A ces tentatives d’analyses rendant compte d’une situation défavorable, à contre-courant de la réelle dynamique nationale, Maurice THOREZ et André MARTY opposent systématiquement de courtes interventions. Celles-ci relèvent parfois de l’injonction, du genre “ expliquez pourquoi… ”, alors qu’ASMUS tente vainement de le faire. THOREZ recourt volontiers à l’ironie cinglante. A ASMUS avançant l’hypothèse que certains électeurs ont voté “ socialiste contre la réaction ” alors qu’ils soutiennent les thèses du PCF, il lance “ parce que le parti socialiste est qualifié pour battre la réaction… ”, cherchant manifestement à déstabiliser celui qui cherche laborieusement à expliquer pourquoi ces voix ont manqué. Alors qu’ASMUS reconnaît l’erreur d’avoir privilégié les campagnes, THOREZ rétorque perfidement “ A part cela, tout va bien ! ”. La même volonté se retrouve dans des rectifications sèches faites aux formulations de Marcel ASMUS. Ainsi, lorsque celui-ci avance que le ‘“ Parti avec ses militants au sein de la CGT n’a pas su mener la lutte pour pouvoir… ”’, il est interrompu par cette rectification : ‘“ Notre direction, pas notre Parti.
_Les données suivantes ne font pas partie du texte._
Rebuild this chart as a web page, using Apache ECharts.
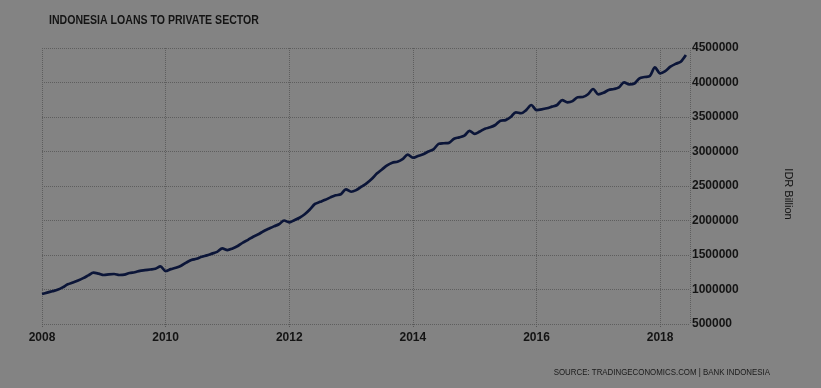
<!DOCTYPE html>
<html>
<head>
<meta charset="utf-8">
<script src="https://cdn.jsdelivr.net/npm/echarts@6/dist/echarts.min.js"></script>
<style>html,body{margin:0;padding:0;background:#838383;}#c{width:821px;height:388px;}</style>
</head>
<body>
<div id="c"></div>
<script>
// Monthly values, Jan 2008 .. Jun 2018 (IDR Billion)
var yearTicks = ['2008', '2010', '2012', '2014', '2016', '2018'];
var values2008 = [935000, 955000, 975000, 995000, 1030000, 1075000, 1100000, 1130000, 1165000, 1205000, 1245000, 1230000];
var values2009 = [1210000, 1220000, 1225000, 1210000, 1215000, 1240000, 1250000, 1270000, 1280000, 1290000, 1300000, 1335000];
var values2010 = [1268000, 1295000, 1316000, 1345000, 1390000, 1428000, 1445000, 1475000, 1495000, 1520000, 1545000, 1595000];
var values2011 = [1572000, 1595000, 1630000, 1680000, 1720000, 1765000, 1800000, 1845000, 1880000, 1915000, 1945000, 2000000];
var values2012 = [1974000, 2005000, 2040000, 2090000, 2160000, 2240000, 2270000, 2300000, 2335000, 2365000, 2380000, 2452000];
var values2013 = [2417000, 2440000, 2490000, 2539000, 2600000, 2680000, 2740000, 2800000, 2838000, 2852000, 2890000, 2955000];
var values2014 = [2910000, 2935000, 2959000, 3000000, 3032000, 3110000, 3120000, 3125000, 3185000, 3205000, 3230000, 3300000];
var values2015 = [3254000, 3290000, 3330000, 3350000, 3384000, 3447000, 3455000, 3500000, 3568000, 3554000, 3600000, 3674000];
var values2016 = [3601000, 3610000, 3626000, 3650000, 3674000, 3746000, 3713000, 3730000, 3786000, 3790000, 3830000, 3906000];
var values2017 = [3829000, 3850000, 3891000, 3905000, 3930000, 4003000, 3974000, 3985000, 4061000, 4080000, 4094000, 4220000];
var values2018 = [4133000, 4165000, 4229000, 4270000, 4302000, 4399000];

var all = [].concat(values2008, values2009, values2010, values2011, values2012, values2013,
  values2014, values2015, values2016, values2017, values2018);
var seriesData = all.map(function (v, i) { return [i, v]; });

var chart = echarts.init(document.getElementById('c'), null, {renderer: 'canvas'});
var txt = '#141414';
chart.setOption({
  backgroundColor: '#838383',
  animation: false,
  grid: {left: 42, right: 131, top: 48, bottom: 64},
  xAxis: {
    type: 'value', min: 0, max: 125.8, interval: 24,
    axisLine: {show: false},
    axisTick: {show: true, length: 3, lineStyle: {color: '#555', type: 'dotted'}},
    splitLine: {show: true, lineStyle: {color: '#5e5e5e', type: 'dotted', width: 1}},
    axisLabel: {
      showMaxLabel: false,
      margin: 8,
      color: txt, fontFamily: 'Liberation Sans', fontWeight: 'bold', fontSize: 12,
      formatter: function (v) { return yearTicks[Math.round(v / 24)] || ''; }
    }
  },
  yAxis: {
    type: 'value', position: 'right', min: 500000, max: 4500000, interval: 500000,
    axisLine: {show: false}, axisTick: {show: false},
    splitLine: {show: true, lineStyle: {color: '#5e5e5e', type: 'dotted', width: 1}},
    axisLabel: {margin: 2, color: txt, fontFamily: 'Liberation Sans', fontWeight: 'bold', fontSize: 12,
      formatter: function (v) { return String(v); }}
  },
  graphic: [{
    type: 'text', x: 49, y: 20.5, scaleX: 0.845,
    style: {text: 'INDONESIA LOANS TO PRIVATE SECTOR', fill: txt,
      font: 'bold 12.5px "Liberation Sans"', textAlign: 'left', textVerticalAlign: 'middle'}
  }, {
    type: 'text', x: 788, y: 194, rotation: -Math.PI / 2,
    style: {text: 'IDR Billion', fill: txt, font: '11px "Liberation Sans"',
      textAlign: 'center', textVerticalAlign: 'middle'}
  }, {
    type: 'text', x: 770, y: 372, scaleX: 0.83,
    style: {text: 'SOURCE: TRADINGECONOMICS.COM | BANK INDONESIA', fill: '#1a1a1a',
      font: '9.5px "Liberation Sans"', textAlign: 'right', textVerticalAlign: 'middle'}
  }],
  series: [{
    type: 'line', data: seriesData, showSymbol: false, smooth: 0.3,
    lineStyle: {color: '#0b1538', width: 2.7}
  }]
});
</script>
</body>
</html>
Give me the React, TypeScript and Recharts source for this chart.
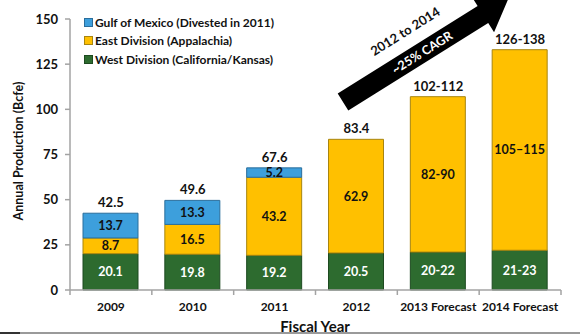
import React from 'react';
import { ComposedChart, Bar, Line, XAxis, YAxis, LabelList, Label } from 'recharts';

const categories = ['2009', '2010', '2011', '2012', '2013 Forecast', '2014 Forecast'];
const westValues = [20.1, 19.8, 19.2, 20.5, 21, 22];
const eastValues = [8.7, 16.5, 43.2, 62.9, 86, 111];
const gulfValues: (number | null)[] = [13.7, 13.3, 5.2, null, null, null];
const westLabels = ['20.1', '19.8', '19.2', '20.5', '20-22', '21-23'];
const eastLabels = ['8.7', '16.5', '43.2', '62.9', '82-90', '105–115'];
const gulfLabels = ['13.7', '13.3', '5.2', '', '', ''];
const totalLabels = ['42.5', '49.6', '67.6', '83.4', '102-112', '126-138'];
const yTicks = [0, 25, 50, 75, 100, 125, 150];

const seriesInfo = [
  { key: 'gulf', name: 'Gulf of Mexico (Divested in 2011)', color: '#3d9fdc', stroke: '#2a6e9c' },
  { key: 'east', name: 'East Division (Appalachia)', color: '#ffc000', stroke: '#a8850f' },
  { key: 'west', name: 'West Division (California/Kansas)', color: '#2d6b2f', stroke: '#1d4a20' },
];

const data = categories.map((c, i) => ({
  category: c,
  west: westValues[i],
  east: eastValues[i],
  gulf: gulfValues[i],
  westLabel: westLabels[i],
  eastLabel: eastLabels[i],
  gulfLabel: gulfLabels[i],
  total: westValues[i] + eastValues[i] + (gulfValues[i] ?? 0),
  totalLabel: totalLabels[i],
}));

const W = 580;
const H = 335;
const M = { top: 19, right: 19, left: 0, bottom: 0 };
const Y_W = 70;
const FONT = 'Lato, "Open Sans", sans-serif';
const AXIS = '#a3a3a3';
const BAND = (W - M.left - M.right - Y_W) / categories.length;

const XTick = (props: any) => {
  const { x, y, payload, index } = props;
  return (
    <g>
      <line x1={x - BAND / 2} x2={x - BAND / 2} y1={y} y2={y + 5} stroke={AXIS} strokeWidth={1.5} />
      {index === categories.length - 1 && (
        <line x1={x + BAND / 2} x2={x + BAND / 2} y1={y} y2={y + 5} stroke={AXIS} strokeWidth={1.5} />
      )}
      <text x={x} y={y + 21} textAnchor="middle" fontSize={12} fontWeight={700} fill="#111" fontFamily={FONT}>
        {payload.value}
      </text>
    </g>
  );
};

// arrow geometry (decoration)
const ANG_DEG = 32;
const ang = (ANG_DEG * Math.PI) / 180;
const u = [Math.cos(ang), -Math.sin(ang)];
const n = [Math.sin(ang), Math.cos(ang)];
const T = [343, 102];
const hw = 10;
const shaft = 165;
const headW = 21;
const headL = 30;
const Bc = [T[0] + shaft * u[0], T[1] + shaft * u[1]];
const tip = [Bc[0] + headL * u[0], Bc[1] + headL * u[1]];
const pts = [
  [T[0] - hw * n[0], T[1] - hw * n[1]],
  [Bc[0] - hw * n[0], Bc[1] - hw * n[1]],
  [Bc[0] - headW * n[0], Bc[1] - headW * n[1]],
  tip,
  [Bc[0] + headW * n[0], Bc[1] + headW * n[1]],
  [Bc[0] + hw * n[0], Bc[1] + hw * n[1]],
  [T[0] + hw * n[0], T[1] + hw * n[1]],
]
  .map((p) => p.join(','))
  .join(' ');

export default function App() {
  return (
    <div style={{ position: 'relative', width: W, height: H, background: '#fff', overflow: 'hidden' }}>
      <style>{`body{margin:0;}`}</style>
      <ComposedChart width={W} height={H} data={data} margin={M} barCategoryGap={0}>
        <YAxis
          type="number"
          domain={[0, 150]}
          ticks={yTicks}
          width={Y_W}
          axisLine={{ stroke: AXIS, strokeWidth: 1.5 }}
          tickLine={{ stroke: AXIS, strokeWidth: 1.5 }}
          tickSize={5}
          tickMargin={7}
          tick={{ fontSize: 13, fontWeight: 700, fill: '#111', fontFamily: FONT }}
        >
          <Label
            content={() => (
              <text
                transform="translate(18,151) rotate(-90)"
                textAnchor="middle"
                dominantBaseline="central"
                fontSize={12.5}
                fontWeight={700}
                fill="#111"
                fontFamily={FONT}
              >
                Annual Production (Bcfe)
              </text>
            )}
          />
        </YAxis>
        <XAxis
          dataKey="category"
          height={H - 290}
          axisLine={{ stroke: AXIS, strokeWidth: 1.5 }}
          tickLine={false}
          tickSize={0}
          tickMargin={0}
          interval={0}
          tick={<XTick />}
        >
          <Label
            content={() => (
              <text x={315} y={326} textAnchor="middle" dominantBaseline="central" fontSize={15} fontWeight={700} fill="#111" fontFamily={FONT}>
                Fiscal Year
              </text>
            )}
          />
        </XAxis>
        <Bar dataKey="west" stackId="s" barSize={55} fill={seriesInfo[2].color} stroke={seriesInfo[2].stroke} strokeWidth={1} isAnimationActive={false}>
          <LabelList dataKey="westLabel" position="center" fill="#fff" fontSize={12.5} fontWeight={700} fontFamily={FONT} />
        </Bar>
        <Bar dataKey="east" stackId="s" barSize={55} fill={seriesInfo[1].color} stroke={seriesInfo[1].stroke} strokeWidth={1} isAnimationActive={false}>
          <LabelList dataKey="eastLabel" position="center" fill="#111" fontSize={12.5} fontWeight={700} fontFamily={FONT} />
        </Bar>
        <Bar dataKey="gulf" stackId="s" barSize={55} fill={seriesInfo[0].color} stroke={seriesInfo[0].stroke} strokeWidth={1} isAnimationActive={false}>
          <LabelList dataKey="gulfLabel" position="center" fill="#111" fontSize={12.5} fontWeight={700} fontFamily={FONT} />
        </Bar>
        <Line dataKey="total" stroke="none" dot={false} activeDot={false} isAnimationActive={false} legendType="none">
          <LabelList dataKey="totalLabel" position="top" offset={6} fill="#111" fontSize={13} fontWeight={700} fontFamily={FONT} />
        </Line>
      </ComposedChart>
      <div
        style={{
          position: 'absolute',
          left: 84,
          top: 13,
          fontFamily: FONT,
          fontSize: 12,
          fontWeight: 700,
          color: '#111',
        }}
      >
        {seriesInfo.map((s) => (
          <div key={s.key} style={{ display: 'flex', alignItems: 'center', height: 18.5 }}>
            <span
              style={{
                display: 'inline-block',
                width: 7,
                height: 7,
                background: s.color,
                border: `1px solid ${s.stroke}`,
                marginRight: 2,
              }}
            />
            <span>{s.name}</span>
          </div>
        ))}
      </div>
      <svg width={W} height={H} style={{ position: 'absolute', left: 0, top: 0, pointerEvents: 'none' }}>
        <polygon points={pts} fill="#000" />
        <text
          transform={`translate(405,31) rotate(-${ANG_DEG})`}
          textAnchor="middle"
          dominantBaseline="central"
          fontSize={13}
          fontWeight={700}
          fill="#111"
          fontFamily={FONT}
        >
          2012 to 2014
        </text>
        <text
          transform={`translate(422,52.5) rotate(-${ANG_DEG})`}
          textAnchor="middle"
          dominantBaseline="central"
          fontSize={12.5}
          fontWeight={700}
          fill="#fff"
          fontFamily={FONT}
        >
          ~25% CAGR
        </text>
        <line x1={0} x2={W} y1={333} y2={333} stroke="#9a9a9a" strokeWidth={2} />
        <line x1={0} x2={20} y1={333} y2={333} stroke="#333" strokeWidth={2} />
      </svg>
    </div>
  );
}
Moi, secrétaire, je n’ai pas su diriger le Parti dans la Côte d’Or ”’. La discussion prend , lorsque MARTY intervient, l’aspect d’un véritable interrogatoire. Alors que ces points ont déjà été abordés, il lance trois questions brèves, auxquelles la répétition d’un “ pourquoi ”initial donne l’aspect d’une rafale verbale. A ASMUS tentant d’expliquer l’absence de réunions publiques à Dijon par le manque de salles disponibles, du fait de l’action délibérée du maire, THOREZ répond alors en appelant les grands ancêtres à la rescousse : ‘“ demandez à Marcel CACHIN comment on faisait une campagne électorale à Roubaix quand nous n’avions pas de salle. Il y a 50 ou 60 ans, on faisait des réunions dans tous les petits bistrots avec 50 ou 100 ouvriers, il n’y avait pas de radio, pas de salle, et on faisait une campagne quand même ”. ’

Ce face à face entre les deux dirigeants majeurs du PCF et ASMUS a donc toutes les caractéristiques d’un interrogatoire et d’un procès politiques, dont le verdict serait décidé à l’avance. La formule citée ci-dessus concernant l’incapacité de l’accusé à “ diriger le Parti ” sonne en effet comme une condamnation. La défense adoptée par ASMUS est tout aussi révélatrice des conceptions de la politique pratiquées au sein du PCF que le contenu de l’accusation. Cette tentative pour expliquer l’échec électoral autrement que par ses propres insuffisances apparaît comme particulièrement fragilisée par la relation inégalitaire qu’il entretient avec ses interlocuteurs. Chaque fois qu’il cherche une explication externe, comme pour la question des salles ou de la presse hostile, il prête le flanc à une admonestation sentencieuse. Lorsque sa propre capacité de dirigeant est mise en cause, il ne peut que s’incliner par un “ Je l’accepte ”. Au bout du compte, lorsqu’il s’agit non d’apurer le passif mais de tracer des perspectives d’avenir, ce que se gardent de faire ses accusateurs, ASMUS a alors recours à une banale langue de bois lorsqu’il clôt une longue intervention par : ‘“ Nous avons surtout, nous, à la Fédération de Côte d’Or, à développer notre action de pénétration au sein des masses, à répartir nos tâches, à contrôler l’exécution de ces tâches, car ce n’est que de cette façon que nous arriverons à redresser notre situation et à recruter pour mettre notre parti à sa place dans notre département qui est, malgré tout, un département républicain ”.’

Notes
1.

Il s’agissait alors de limiter ou non les prérogatives de l’assemblée au bénéfice du gouvernement. Alors que SFIO et MRP appelèrent au vote positif, les radicaux-socialistes et le PCF prirent l’option contraire.

1.

Sa voiture fut mitraillée par un barrage FFI qui ne l’aurait pas reconnu.